Page MenuHomeFreeBSD

libc qsort: stop aliasing
ClosedPublic

Authored by kib on Jun 9 2018, 1:49 PM.

Details

Summary

qsort swap code aliases the sorted array elements to ints and longs in order to do swap on the machine words. Unfortunately this breaks with the full code optimization, e.g. LTO.

See https://gcc.gnu.org/bugzilla/show_bug.cgi?id=83201 which seems to reference code directly copied from libc/stdlib/qsort.c.

PR: 228780

Diff Detail

Repository
rS FreeBSD src repository
Lint
Automatic diff as part of commit; lint not applicable.
Unit
Automatic diff as part of commit; unit tests not applicable.

Event Timeline

This looks fine for FreeBSD.

The current implementation will break CheriBSD, but it's easy enough to fix on our end.

This revision is now accepted and ready to land.Jun 9 2018, 5:54 PM

This looks fine for FreeBSD.

The current implementation will break CheriBSD, but it's easy enough to fix on our end.

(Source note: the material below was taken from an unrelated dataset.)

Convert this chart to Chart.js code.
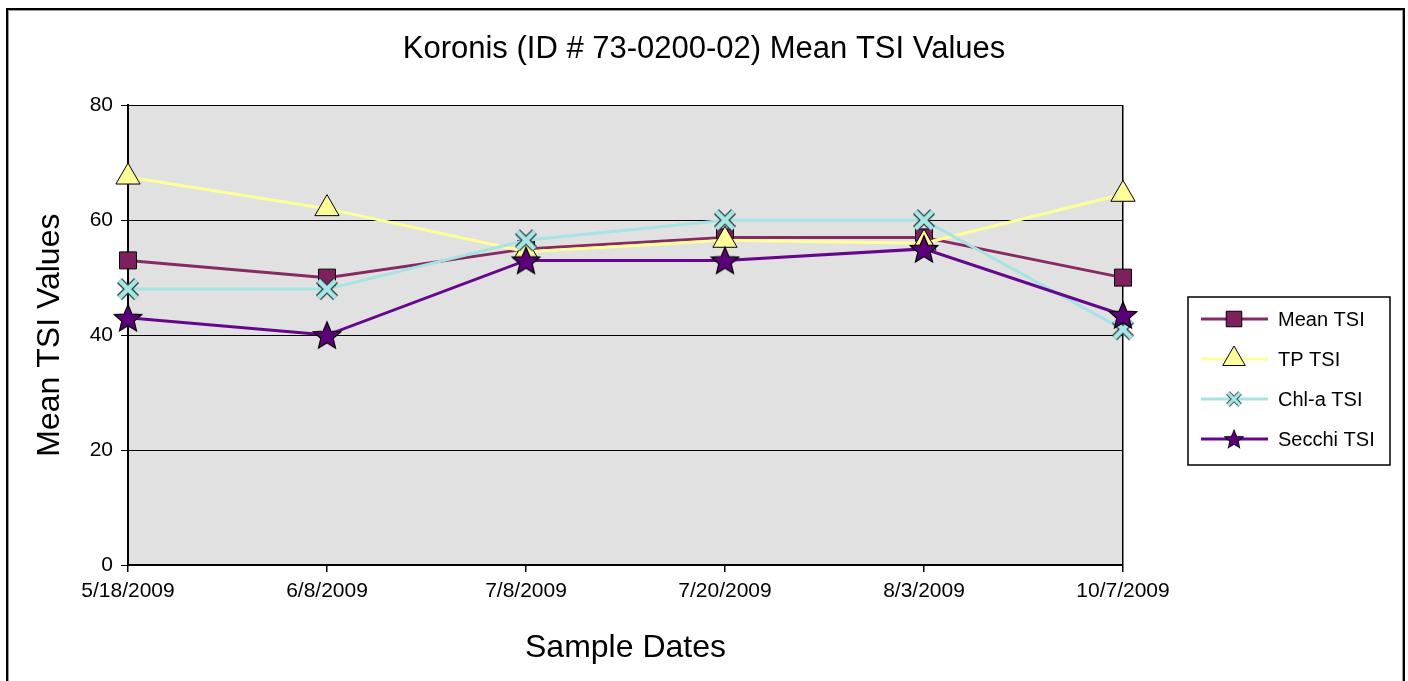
<!DOCTYPE html>
<html>
<head>
<meta charset="utf-8">
<script src="https://cdn.jsdelivr.net/npm/chart.js@4/dist/chart.umd.min.js"></script>
<style>
  html, body { margin: 0; padding: 0; background: #fff; }
  #wrap { width: 1408px; height: 681px; position: relative; }
</style>
</head>
<body>
<div id="wrap"><canvas id="grafico"></canvas></div>
<script>
// valores
const datasAmostra = ["5/18/2009", "6/8/2009", "7/8/2009", "7/20/2009", "8/3/2009", "10/7/2009"];
const meanTsi = [53, 50, 55, 57, 57, 50];
const tpTsi = [67.5, 62, 54.5, 56.5, 56, 64.5];
const chlaTsi = [48, 48, 56.5, 60, 60, 41];
const secchiTsi = [43, 40, 53, 53, 55, 43.5];
const ticksY = [0, 20, 40, 60, 80];

const FONTE = "'Liberation Sans', Arial, sans-serif";

// marcador "X" com contorno escuro
function criarMarcadorX(tam, cor) {
  const c = document.createElement("canvas");
  c.width = tam; c.height = tam;
  const ctx = c.getContext("2d");
  const m = tam * 0.17;
  ctx.lineCap = "butt";
  ctx.beginPath();
  ctx.moveTo(m, m); ctx.lineTo(tam - m, tam - m);
  ctx.moveTo(tam - m, m); ctx.lineTo(m, tam - m);
  ctx.strokeStyle = "#2f3f3f";
  ctx.lineWidth = tam * 0.27;
  ctx.stroke();
  ctx.strokeStyle = cor;
  ctx.lineWidth = tam * 0.17;
  ctx.stroke();
  return c;
}

// estrela de 5 pontas preenchida
function criarMarcadorEstrela(tam, cor) {
  const c = document.createElement("canvas");
  c.width = tam; c.height = tam;
  const ctx = c.getContext("2d");
  const cx = tam / 2, cy = tam / 2 + tam * 0.04;
  const rExt = tam / 2 - 1.5, rInt = rExt * 0.45;
  ctx.beginPath();
  for (let i = 0; i < 10; i++) {
    const r = i % 2 === 0 ? rExt : rInt;
    const a = -Math.PI / 2 + i * Math.PI / 5;
    const x = cx + r * Math.cos(a), y = cy + r * Math.sin(a);
    i === 0 ? ctx.moveTo(x, y) : ctx.lineTo(x, y);
  }
  ctx.closePath();
  ctx.fillStyle = cor;
  ctx.fill();
  ctx.strokeStyle = "#000";
  ctx.lineWidth = 1.2;
  ctx.stroke();
  return c;
}

const marcadorX = criarMarcadorX(26, "#a6e6e6");
const marcadorEstrela = criarMarcadorEstrela(32, "#5a0078");

// fundo branco, moldura externa e área cinza do gráfico
const pluginFundo = {
  id: "fundo",
  beforeDraw(chart) {
    const { ctx, chartArea: a } = chart;
    ctx.save();
    ctx.fillStyle = "#fff";
    ctx.fillRect(0, 0, chart.width, chart.height);
    ctx.fillStyle = "#e1e1e1";
    ctx.fillRect(a.left, a.top, a.right - a.left, a.bottom - a.top);
    ctx.strokeStyle = "#000";
    ctx.lineWidth = 2;
    ctx.strokeRect(7, 9, chart.width - 11, chart.height + 20);
    ctx.strokeStyle = "#999";
    ctx.lineWidth = 1;
    ctx.strokeRect(8.5, 10.5, chart.width - 14, chart.height + 20);
    ctx.restore();
  },
};

// legenda em caixa, linha + marcador como no Excel
const pluginLegenda = {
  id: "legendaCaixa",
  afterDraw(chart) {
    const { ctx } = chart;
    const x0 = 1188, y0 = 297, w = 202, h = 168;
    ctx.save();
    ctx.strokeStyle = "#000";
    ctx.lineWidth = 1.5;
    ctx.strokeRect(x0, y0, w, h);
    chart.data.datasets.forEach((ds, i) => {
      const y = y0 + 22 + i * 40;
      ctx.beginPath();
      ctx.moveTo(x0 + 13, y);
      ctx.lineTo(x0 + 80, y);
      ctx.strokeStyle = ds.borderColor;
      ctx.lineWidth = 3;
      ctx.stroke();
      const mx = x0 + 46;
      if (typeof ds.pointStyle === "object") {
        const esc = ds.legendScale || 0.6;
        const lw = ds.pointStyle.width * esc, lh = ds.pointStyle.height * esc;
        ctx.drawImage(ds.pointStyle, mx - lw / 2, y - lh / 2, lw, lh);
      } else {
        ctx.fillStyle = ds.pointBackgroundColor;
        ctx.strokeStyle = ds.pointBorderColor;
        ctx.lineWidth = 1;
        Chart.helpers.drawPoint(ctx, {
          pointStyle: ds.pointStyle,
          radius: ds.legendRadius,
          rotation: 0,
          borderWidth: 1,
        }, mx, y);
      }
      ctx.fillStyle = "#000";
      ctx.font = "20px " + FONTE;
      ctx.textBaseline = "middle";
      ctx.textAlign = "left";
      ctx.fillText(ds.label, x0 + 90, y + 1);
    });
    ctx.restore();
  },
};

new Chart(document.getElementById("grafico"), {
  type: "line",
  data: {
    labels: datasAmostra,
    datasets: [
      {
        label: "Mean TSI", data: meanTsi, order: 4,
        borderColor: "#862a64", borderWidth: 3,
        pointStyle: "rect", pointRadius: 12, legendRadius: 11,
        pointBackgroundColor: "#7e1f5e", pointBorderColor: "#000", pointBorderWidth: 1,
      },
      {
        label: "TP TSI", data: tpTsi, order: 3,
        borderColor: "#ffff99", borderWidth: 3,
        pointStyle: "triangle", pointRadius: 14, legendRadius: 13,
        pointBackgroundColor: "#ffff99", pointBorderColor: "#000", pointBorderWidth: 1,
      },
      {
        label: "Chl-a TSI", data: chlaTsi, order: 2,
        borderColor: "#a6e3e3", borderWidth: 3,
        pointStyle: marcadorX, pointRadius: 13, legendScale: 0.7,
      },
      {
        label: "Secchi TSI", data: secchiTsi, order: 1,
        borderColor: "#66068c", borderWidth: 3,
        pointStyle: marcadorEstrela, pointRadius: 16, legendScale: 0.68,
      },
    ],
  },
  options: {
    responsive: true,
    maintainAspectRatio: false,
    animation: false,
    layout: { padding: 0 },
    plugins: {
      legend: { display: false },
      tooltip: { enabled: false },
      title: {
        display: true,
        text: "Koronis (ID # 73-0200-02) Mean TSI Values",
        color: "#000",
        font: { family: FONTE, size: 31, weight: "normal" },
        padding: { top: 31, bottom: 37 },
      },
    },
    scales: {
      x: {
        type: "category",
        offset: false,
        afterFit(scale) { scale.height = 116; },
        border: { color: "#000", width: 2 },
        grid: {
          offset: false,
          color: (c) => (c.index === datasAmostra.length - 1 ? "#000" : "rgba(0,0,0,0)"),
          tickColor: "#000",
          tickLength: 7,
          lineWidth: 1.5,
        },
        ticks: {
          color: "#000",
          font: { family: FONTE, size: 21 },
          padding: 7,
          maxRotation: 0,
          autoSkip: false,
        },
        title: {
          display: true,
          text: "Sample Dates",
          color: "#000",
          font: { family: FONTE, size: 32 },
          padding: { top: 0, bottom: 14 },
        },
      },
      y: {
        min: ticksY[0],
        max: ticksY[ticksY.length - 1],
        afterFit(scale) { scale.width = 128; },
        afterBuildTicks(scale) { scale.ticks = ticksY.map((v) => ({ value: v })); },
        border: { color: "#000", width: 2 },
        grid: { color: "#000", lineWidth: 1, tickColor: "#000", tickLength: 7 },
        ticks: {
          color: "#000",
          font: { family: FONTE, size: 21 },
          padding: 8,
        },
        title: {
          display: true,
          text: "Mean TSI Values",
          color: "#000",
          font: { family: FONTE, size: 32 },
          padding: { top: 31, bottom: 0 },
        },
      },
      // eixo vazio à direita só para reservar o espaço da legenda
      espacoLegenda: {
        type: "linear",
        position: "right",
        afterFit(scale) { scale.width = 285; },
        grid: { display: false, drawTicks: false },
        border: { display: false },
        ticks: { display: false },
      },
    },
  },
  plugins: [pluginFundo, pluginLegenda],
});
</script>
</body>
</html>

What do you plan to do to fix it ? I tried to provide some way to not loose the optimization of doing the word swaps, but cannot imagine how to do it without introducing MD primitive.
But for the cheri fix it should be something sufficiently close to that ?

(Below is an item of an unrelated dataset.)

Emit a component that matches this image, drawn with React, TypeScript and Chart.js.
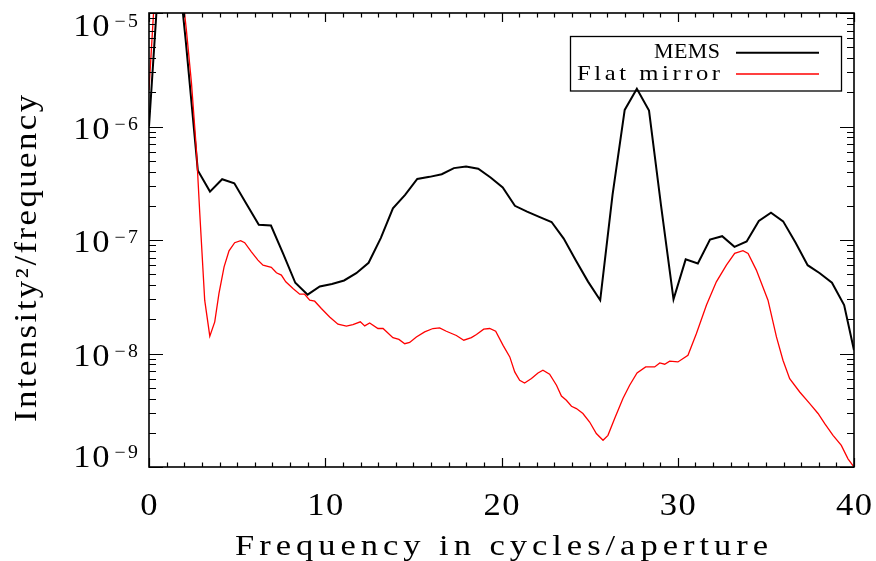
import { useEffect, useRef } from "react";
import { Chart, registerables } from "chart.js";

Chart.register(...registerables);

// MEMS spectrum, sampled on a uniform frequency grid (cycles/aperture)
const memsFreq = [
  0, 0.69, 1.38, 2.08, 2.77, 3.46, 4.15, 4.84, 5.54, 6.23, 6.92, 7.61, 8.3, 9.0, 9.69,
  10.38, 11.07, 11.76, 12.46, 13.15, 13.84, 14.53, 15.22, 15.92, 16.61, 17.3, 17.99,
  18.68, 19.38, 20.07, 20.76, 21.45, 22.14, 22.84, 23.53, 24.22, 24.91, 25.6, 26.3,
  26.99, 27.68, 28.37, 29.06, 29.76, 30.45, 31.14, 31.83, 32.52, 33.22, 33.91, 34.6,
  35.29, 35.98, 36.68, 37.37, 38.06, 38.75, 39.44, 40.0,
];
const memsPower = [
  1.0e-6, 4.4e-5, 6.6e-5, 5.8e-6, 4.1e-7, 2.67e-7, 3.43e-7, 3.16e-7, 2.07e-7, 1.36e-7,
  1.34e-7, 7.6e-8, 4.2e-8, 3.3e-8, 3.9e-8, 4.1e-8, 4.4e-8, 5.1e-8, 6.3e-8, 1.04e-7,
  1.9e-7, 2.5e-7, 3.45e-7, 3.6e-7, 3.8e-7, 4.3e-7, 4.45e-7, 4.25e-7, 3.55e-7, 2.9e-7,
  2.0e-7, 1.78e-7, 1.6e-7, 1.44e-7, 1.03e-7, 6.6e-8, 4.3e-8, 2.95e-8, 2.5e-7, 1.4e-6,
  2.15e-6, 1.38e-6, 1.97e-7, 3.0e-8, 6.75e-8, 6.2e-8, 1.01e-7, 1.08e-7, 8.7e-8, 9.7e-8,
  1.47e-7, 1.74e-7, 1.46e-7, 9.5e-8, 6.0e-8, 5.1e-8, 4.2e-8, 2.67e-8, 1.07e-8,
];

// Flat mirror spectrum (finer sampling)
const flatFreq = [
  0, 0.3, 1.1, 2.0, 2.12, 2.41, 2.69, 2.88, 3.16, 3.45, 3.73, 3.97, 4.26, 4.54, 4.86,
  5.2, 5.43, 5.81, 6.18, 6.47, 6.94, 7.23, 7.51, 7.76, 8.17, 8.55, 8.83, 9.12, 9.4, 9.78,
  10.25, 10.72, 11.2, 11.57, 11.99, 12.24, 12.52, 12.99, 13.28, 13.84, 14.18, 14.51,
  14.79, 15.17, 15.64, 16.11, 16.49, 16.87, 17.44, 17.86, 18.29, 18.58, 18.99, 19.33,
  19.67, 20.09, 20.47, 20.75, 21.03, 21.31, 21.7, 22.07, 22.35, 22.73, 23.12, 23.4,
  23.68, 23.97, 24.25, 24.62, 25.0, 25.38, 25.76, 26.04, 26.42, 26.89, 27.27, 27.69,
  28.18, 28.69, 28.98, 29.26, 29.54, 30.01, 30.58, 31.06, 31.63, 32.19, 32.76, 33.23,
  33.7, 33.99, 34.46, 35.12, 35.6, 35.97, 36.35, 36.92, 37.49, 37.96, 38.34, 38.81,
  39.28, 39.66, 40,
];
const flatPower = [
  2.1e-6, 1.3e-5, 6e-5, 1.05e-5, 7.1e-6, 2.42e-6, 6.2e-7, 1.73e-7, 2.95e-8, 1.42e-8,
  1.9e-8, 3.38e-8, 5.8e-8, 8.04e-8, 9.46e-8, 9.86e-8, 9.46e-8, 7.87e-8, 6.65e-8, 6.01e-8,
  5.74e-8, 5.14e-8, 4.91e-8, 4.28e-8, 3.74e-8, 3.33e-8, 3.33e-8, 2.95e-8, 2.89e-8, 2.49e-8,
  2.1e-8, 1.81e-8, 1.74e-8, 1.8e-8, 1.9e-8, 1.75e-8, 1.86e-8, 1.66e-8, 1.66e-8, 1.38e-8,
  1.33e-8, 1.22e-8, 1.25e-8, 1.4e-8, 1.55e-8, 1.66e-8, 1.68e-8, 1.57e-8, 1.44e-8, 1.31e-8,
  1.38e-8, 1.47e-8, 1.64e-8, 1.66e-8, 1.57e-8, 1.18e-8, 9.33e-9, 6.89e-9, 5.81e-9, 5.5e-9,
  6.01e-9, 6.74e-9, 7.13e-9, 6.57e-9, 5.25e-9, 4.22e-9, 3.87e-9, 3.43e-9, 3.27e-9, 2.96e-9,
  2.49e-9, 1.97e-9, 1.72e-9, 1.9e-9, 2.67e-9, 4.01e-9, 5.25e-9, 6.74e-9, 7.62e-9, 7.62e-9,
  8.26e-9, 8.05e-9, 8.55e-9, 8.43e-9, 9.66e-9, 1.5e-8, 2.67e-8, 4.28e-8, 6.01e-8, 7.62e-8,
  8.04e-8, 7.62e-8, 5.43e-8, 2.95e-8, 1.4e-8, 8.73e-9, 6.01e-9, 4.58e-9, 3.62e-9, 2.96e-9,
  2.41e-9, 1.9e-9, 1.55e-9, 1.18e-9, 1.0e-9,
];

const seriesNames = ["MEMS", "Flat mirror"];
const seriesColors = ["#000000", "#ff0000"];
const xTickValues = [0, 10, 20, 30, 40];
const yDecades = [-9, -8, -7, -6, -5];
const xTitle = "Frequency in cycles/aperture";
const yTitle = "Intensity\u00B2/frequency";

const SERIF = '"Liberation Serif", "Times New Roman", serif';

type Align = "left" | "center" | "right";

// Draws text with extra tracking and an optional horizontal stretch; returns its width
function drawSpaced(
  ctx: CanvasRenderingContext2D,
  text: string,
  x: number,
  y: number,
  ls: number,
  align: Align,
  sx = 1
): number {
  (ctx as any).letterSpacing = "0px";
  const n = Array.from(text).length;
  const w = ctx.measureText(text).width * sx + ls * (n - 1);
  const left = align === "center" ? x - w / 2 : align === "right" ? x - w : x;
  ctx.save();
  ctx.translate(left, y);
  ctx.scale(sx, 1);
  (ctx as any).letterSpacing = `${ls / sx}px`;
  ctx.textAlign = "left";
  ctx.fillText(text, 0, 0);
  ctx.restore();
  (ctx as any).letterSpacing = "0px";
  return w;
}

function drawFitted(
  ctx: CanvasRenderingContext2D,
  text: string,
  x: number,
  y: number,
  width: number,
  align: Align,
  sx = 1
) {
  (ctx as any).letterSpacing = "0px";
  const w0 = ctx.measureText(text).width * sx;
  const n = Array.from(text).length;
  const ls = n > 1 ? (width - w0) / (n - 1) : 0;
  drawSpaced(ctx, text, x, y, ls, align, sx);
}

// Boxed axes with inward ticks on all four sides, labels, titles and legend
const framePlugin = {
  id: "boxedAxes",
  afterDatasetsDraw(chart: any) {
    const { ctx, chartArea: a, scales } = chart;
    const xs = scales.x;
    const ys = scales.y;
    ctx.save();
    ctx.strokeStyle = "#000";
    ctx.fillStyle = "#000";
    ctx.textBaseline = "alphabetic";

    // x ticks (major every 10, minor every 1)
    ctx.lineWidth = 1.2;
    ctx.beginPath();
    for (let f = xs.min; f <= xs.max; f += 1) {
      const px = Math.round(xs.getPixelForValue(f)) + 0.5;
      const len = xTickValues.includes(f) ? 9 : 4.5;
      ctx.moveTo(px, a.bottom);
      ctx.lineTo(px, a.bottom - len);
      ctx.moveTo(px, a.top);
      ctx.lineTo(px, a.top + len);
    }
    // y ticks (decades and 2..9 minors)
    for (const d of yDecades) {
      for (let m = 1; m <= 9; m++) {
        const v = m * Math.pow(10, d);
        if (v > ys.max * 1.0001) break;
        const py = Math.round(ys.getPixelForValue(v)) + 0.5;
        const len = m === 1 ? 14 : 7;
        ctx.moveTo(a.left, py);
        ctx.lineTo(a.left + len, py);
        ctx.moveTo(a.right, py);
        ctx.lineTo(a.right - len, py);
      }
    }
    ctx.stroke();

    ctx.lineWidth = 1.6;
    ctx.strokeRect(a.left, a.top, a.right - a.left, a.bottom - a.top);

    // x tick labels
    ctx.font = `32px ${SERIF}`;
    for (const t of xTickValues) {
      drawSpaced(ctx, String(t), xs.getPixelForValue(t), a.bottom + 48, 1.5, "center", 1.08);
    }

    // y tick labels as 10 with a raised exponent
    const top = Math.max(...yDecades);
    const bottom = Math.min(...yDecades);
    const rightEdge = a.left - 11;
    for (const d of yDecades) {
      const py = ys.getPixelForValue(Math.pow(10, d));
      let base = py + 12.3;
      if (d === top) base = py + 22.7;
      if (d === bottom) base = py - 0.5;
      ctx.font = `18px ${SERIF}`;
      const ew = drawSpaced(ctx, `\u2212${-d}`, rightEdge, base - 9, 2.5, "right", 1.1);
      ctx.font = `32px ${SERIF}`;
      drawSpaced(ctx, "10", rightEdge - ew - 5, base, 1.5, "right", 1.08);
    }

    // axis titles
    ctx.font = `30px ${SERIF}`;
    drawFitted(ctx, xTitle, (a.left + a.right) / 2, 555, 533, "center", 1.15);

    ctx.save();
    ctx.translate(36, 258.5);
    ctx.rotate(-Math.PI / 2);
    ctx.font = `31px ${SERIF}`;
    drawFitted(ctx, yTitle, 0, 0, 327, "center", 1.12);
    ctx.restore();

    // legend box
    const bx = 570.5;
    const by = 36.5;
    ctx.lineWidth = 1.3;
    ctx.strokeRect(bx, by, 271, 54.5);
    ctx.font = `22px ${SERIF}`;
    const rows = [
      { base: 58.3, lineY: 52.7, width: 66, sx: 1.0 },
      { base: 80, lineY: 74, width: 143, sx: 1.12 },
    ];
    chart.data.datasets.forEach((ds: any, i: number) => {
      const r = rows[i];
      ctx.fillStyle = "#000";
      drawFitted(ctx, ds.label, 720, r.base, r.width, "right", r.sx);
      ctx.strokeStyle = ds.borderColor;
      ctx.lineWidth = ds.borderWidth;
      ctx.beginPath();
      ctx.moveTo(736, r.lineY);
      ctx.lineTo(819, r.lineY);
      ctx.stroke();
    });

    ctx.restore();
  },
};

export default function App() {
  const ref = useRef<HTMLCanvasElement>(null);

  useEffect(() => {
    if (!ref.current) return;
    const chart = new Chart(ref.current, {
      type: "line",
      data: {
        datasets: [
          {
            label: seriesNames[0],
            data: memsFreq.map((f, i) => ({ x: f, y: memsPower[i] })),
            borderColor: seriesColors[0],
            borderWidth: 2,
            pointRadius: 0,
            tension: 0,
            clip: 0,
            order: 1,
          },
          {
            label: seriesNames[1],
            data: flatFreq.map((f, i) => ({ x: f, y: flatPower[i] })),
            borderColor: seriesColors[1],
            borderWidth: 1.3,
            pointRadius: 0,
            tension: 0,
            clip: 0,
            order: 0,
          },
        ],
      },
      options: {
        responsive: false,
        maintainAspectRatio: false,
        animation: false,
        devicePixelRatio: 1,
        layout: { padding: { left: 149, right: 22, top: 13, bottom: 94 } },
        scales: {
          x: { type: "linear", min: 0, max: 40, display: false },
          y: { type: "logarithmic", min: 1e-9, max: 1e-5, display: false },
        },
        plugins: {
          legend: { display: false },
          tooltip: { enabled: false },
        },
      },
      plugins: [framePlugin],
    } as any);
    return () => chart.destroy();
  }, []);

  return (
    <div
      style={{
        position: "fixed",
        left: 0,
        top: 0,
        width: 876,
        height: 561,
        background: "#fff",
      }}
    >
      <canvas ref={ref} width={876} height={561} style={{ display: "block" }} />
    </div>
  );
}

In D15714#332308, @kib wrote:

This looks fine for FreeBSD.

The current implementation will break CheriBSD, but it's easy enough to fix on our end.

What do you plan to do to fix it ? I tried to provide some way to not loose the optimization of doing the word swaps, but cannot imagine how to do it without introducing MD primitive.
But for the cheri fix it should be something sufficiently close to that ?

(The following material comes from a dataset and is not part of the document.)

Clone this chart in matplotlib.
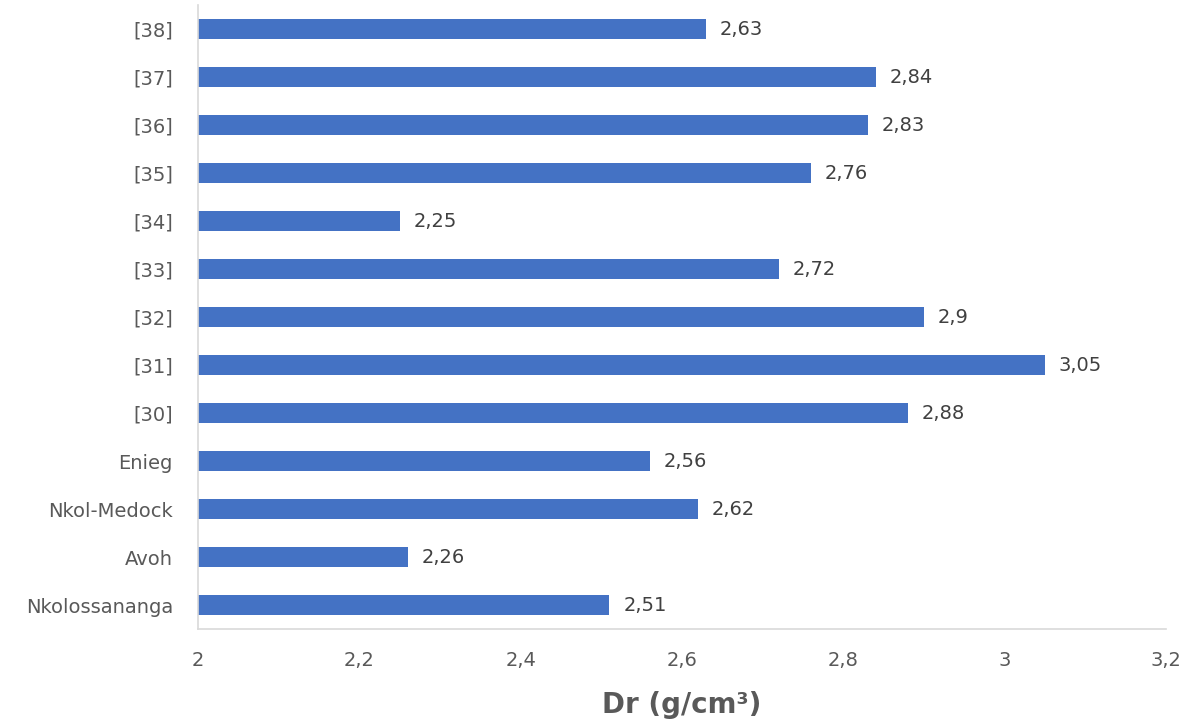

There are a couple options, but probably something along the lines of:

if ((uintptr_t)a % sizeof(void *) == 0 && (uintptr_t)a % sizeof(void *) == 0 && es % sizeof(void *) == 0)
    swapfunc_byword(a, b, es);
else
   current code.
fi

Another approach I've seen in out of tree versions is to use macros to generate fast, custom versions for common primitive type sizes and alignments and then implement swap with a malloced buffer and memcpy for other cases.

There are a couple options, but probably something along the lines of:

if ((uintptr_t)a % sizeof(void *) == 0 && (uintptr_t)a % sizeof(void *) == 0 && es % sizeof(void *) == 0)
    swapfunc_byword(a, b, es);
else
   current code.
fi

This is exactly what is removed in the patch. It does not hold for aliasing.

Another approach I've seen in out of tree versions is to use macros to generate fast, custom versions for common primitive type sizes and alignments and then implement swap with a malloced buffer and memcpy for other cases.

Again, it is unknown whether the array elements type is compatible with the words. For instance,

struct {
  uint16_t a,b;
};

must not be accessed as uint32_t, for the same reason. And qsort() does not know anything about array elements except the size.

In D15714#332308, @kib wrote:

This looks fine for FreeBSD.

The current implementation will break CheriBSD, but it's easy enough to fix on our end.

What do you plan to do to fix it ? I tried to provide some way to not loose the optimization of doing the word swaps, but cannot imagine how to do it without introducing MD primitive.
But for the cheri fix it should be something sufficiently close to that ?

There are a couple options, but probably something along the lines of:

if ((uintptr_t)a % sizeof(void *) == 0 && (uintptr_t)a % sizeof(void *) == 0 && es % sizeof(void *) == 0)
    swapfunc_byword(a, b, es);
else
   current code.
fi

Another approach I've seen in out of tree versions is to use macros to generate fast, custom versions for common primitive type sizes and alignments and then implement swap with a malloced buffer and memcpy for other cases.

In D15714#332404, @kib wrote:

There are a couple options, but probably something along the lines of:

if ((uintptr_t)a % sizeof(void *) == 0 && (uintptr_t)a % sizeof(void *) == 0 && es % sizeof(void *) == 0)
    swapfunc_byword(a, b, es);
else
   current code.
fi

This is exactly what is removed in the patch. It does not hold for aliasing.

Another approach I've seen in out of tree versions is to use macros to generate fast, custom versions for common primitive type sizes and alignments and then implement swap with a malloced buffer and memcpy for other cases.

Again, it is unknown whether the array elements type is compatible with the words. For instance,

struct {
  uint16_t a,b;
};

must not be accessed as uint32_t, for the same reason. And qsort() does not know anything about array elements except the size.

If compilers take this strict an approach to aliasing (not allowing memory to be accessed differently after a cast in a separate function after verifying alignment) then I see no viable approach for CHERI but to fully pessimize all cases where es >= sizeof(void *) with a malloc and explicit memcpy().

This revision was automatically updated to reflect the committed changes.